== Data provided

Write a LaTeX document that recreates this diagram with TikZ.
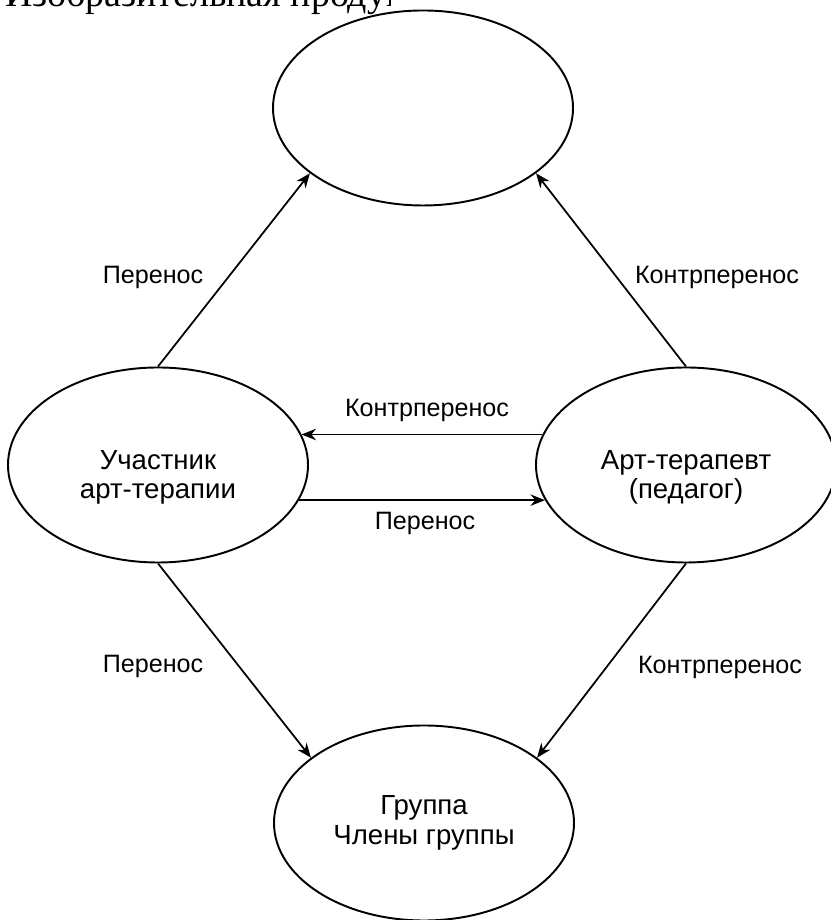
\documentclass[tikz,border=0pt]{standalone}
\usepackage{fontspec}
\setmainfont{Liberation Sans}
\newfontfamily\captionserif{Liberation Serif}
\usetikzlibrary{shapes.geometric, arrows.meta}

\begin{document}
\begin{tikzpicture}[
  every node/.style={anchor=center, align=center, font=\fontsize{14.3}{17}\selectfont},
  bubble/.style={draw, ellipse, line width=1.1pt, minimum width=6cm, minimum height=3.9cm, inner sep=0pt, font=\fontsize{15.7}{17}\selectfont},
  lowtext/.style={text height=1.5cm, text depth=0.14cm},
  link/.style={draw, line width=1pt, -{Stealth[length=2.9mm, width=2.3mm]}}
]
  \useasboundingbox (0,0) rectangle (16.6,18.4);

  % caption line above the picture, cut off by the page
  \begin{scope}
    \clip (0,17.8) rectangle (7.8,18.4);
    \node[anchor=base west, inner sep=0pt, font=\captionserif\fontsize{21.6}{26}\selectfont] (caption) at (0.1,18.26) {Изобразительная продукция};
  \end{scope}

  \node[bubble] (work) at (8.46,16.24) {};
  \node[bubble, lowtext] (participant) at (3.16,9.10) {Участник\\арт-терапии};
  \node[bubble, lowtext] (therapist) at (13.72,9.10) {Арт-терапевт\\(педагог)};
  \node[bubble] (group) at (8.48,1.94) {Группа\\Члены группы};

  \node (tlabel1) at (3.06,12.86) {Перенос};
  \node (clabel1) at (14.34,12.86) {Контрперенос};
  \node (clabel2) at (8.54,10.20) {Контрперенос};
  \node (tlabel2) at (8.50,7.94) {Перенос};
  \node (tlabel3) at (3.06,5.08) {Перенос};
  \node (clabel3) at (14.40,5.06) {Контрперенос};

  \path[link] (participant.north) -- (work.210);
  \path[link] (therapist.north) -- (work.330);
  \path[link] (therapist.168) -- (participant.12);
  \path[link] (participant.346) -- (therapist.194);
  \path[link] (participant.south) -- (group.150);
  \path[link] (therapist.south) -- (group.30);
\end{tikzpicture}
\end{document}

====

Directive
Would you reproduce the lines above, from the very first through the line containing "(clabel3) at (14.40,5.06)", exactly and without the pictures?

Finished exercise
Write a LaTeX document that recreates this diagram with TikZ.
\documentclass[tikz,border=0pt]{standalone}
\usepackage{fontspec}
\setmainfont{Liberation Sans}
\newfontfamily\captionserif{Liberation Serif}
\usetikzlibrary{shapes.geometric, arrows.meta}

\begin{document}
\begin{tikzpicture}[
  every node/.style={anchor=center, align=center, font=\fontsize{14.3}{17}\selectfont},
  bubble/.style={draw, ellipse, line width=1.1pt, minimum width=6cm, minimum height=3.9cm, inner sep=0pt, font=\fontsize{15.7}{17}\selectfont},
  lowtext/.style={text height=1.5cm, text depth=0.14cm},
  link/.style={draw, line width=1pt, -{Stealth[length=2.9mm, width=2.3mm]}}
]
  \useasboundingbox (0,0) rectangle (16.6,18.4);

  % caption line above the picture, cut off by the page
  \begin{scope}
    \clip (0,17.8) rectangle (7.8,18.4);
    \node[anchor=base west, inner sep=0pt, font=\captionserif\fontsize{21.6}{26}\selectfont] (caption) at (0.1,18.26) {Изобразительная продукция};
  \end{scope}

  \node[bubble] (work) at (8.46,16.24) {};
  \node[bubble, lowtext] (participant) at (3.16,9.10) {Участник\\арт-терапии};
  \node[bubble, lowtext] (therapist) at (13.72,9.10) {Арт-терапевт\\(педагог)};
  \node[bubble] (group) at (8.48,1.94) {Группа\\Члены группы};

  \node (tlabel1) at (3.06,12.86) {Перенос};
  \node (clabel1) at (14.34,12.86) {Контрперенос};
  \node (clabel2) at (8.54,10.20) {Контрперенос};
  \node (tlabel2) at (8.50,7.94) {Перенос};
  \node (tlabel3) at (3.06,5.08) {Перенос};
  \node (clabel3) at (14.40,5.06) {Контрперенос};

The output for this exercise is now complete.